= Army Modeling & Simulation Office =

Army Modeling & Simulation Office (AMSO) is a US Army organization within the Office of the Deputy Chief of Staff G-8 of the United States Army, Center for Army Analysis (CAA). Previously, the AMSO transitioned from the Office of the Deputy Chief of Staff G-3/5/7.

==Mission==
The mission of AMSO is to guide, coordinate, integrate, and synchronize strategic M&S efforts across the Army in order to create unity of effort and purpose. AMSO also develops and implements a coherent and unified Army M&S strategy to organize and equip the Army with M&S capabilities in support of Operating and Generating Force functions and institutional processes. As Proponent for Functional Area 57 Simulation Operations & Battle Command Officers, and Career Program 36 M&S Civilians, AMSO recruits, trains, supplies, and maintains a professional M&S workforce.

==Vision==
By 2030, leaders at all levels, from the Generating and Operating Forces down to platoon level will routinely employ models and simulations that support decision-making, course of action development, mission planning, rehearsal, and operations.

==Strategic Objectives==
The Army Modeling & Simulation Strategy signed by the Vice Chief of Staff of the United States Army in 2008 identified five strategic objectives <see AMSO website> vital to the Modeling and Simulation enterprise to achieve the Army intent.

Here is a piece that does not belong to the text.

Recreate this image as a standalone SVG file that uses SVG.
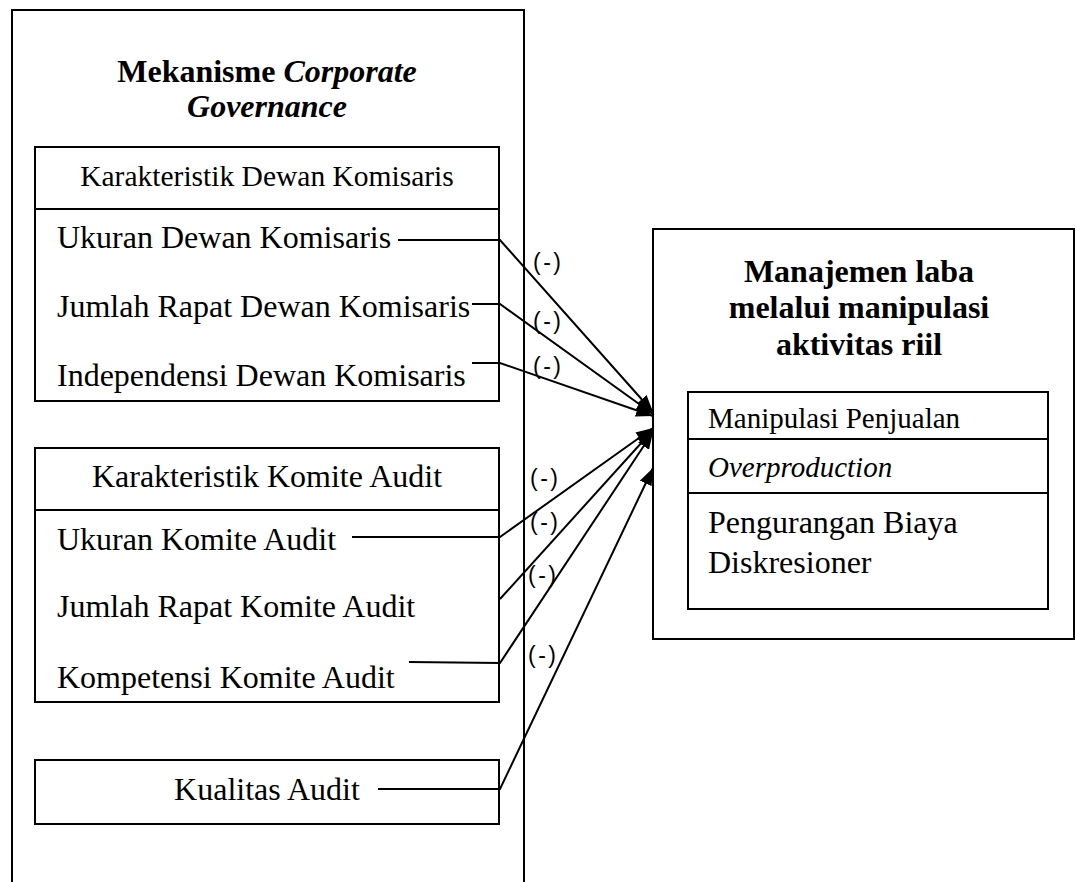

The technical and cultural boundaries between modeling, simulation, and games are increasingly blurring, providing broader access to capabilities in modeling and simulation and further credibility to game-based applications. The National Research Council's Committee on Modeling, Simulation, and Games, conducted a study whose purpose was to provide a technical assessment of Modeling, Simulation, and Games (MS&G) research and development worldwide and to identify future applications of this technology and its potential impacts on government and society. This study, entitled, "The Rise of Games and High Performance Computing for Modeling and Simulation", identifies feasible applications of gaming and simulation for military systems; associated vulnerabilities of, risks to, and impacts on critical defense capabilities; and other significant indicators and warnings that can help prevent or mitigate surprises related to technology applications by those with hostile intent. The report recommends priorities for future action by appropriate departments of the intelligence community (IC),1 the Department of Defense (DoD) research community, and other government entities.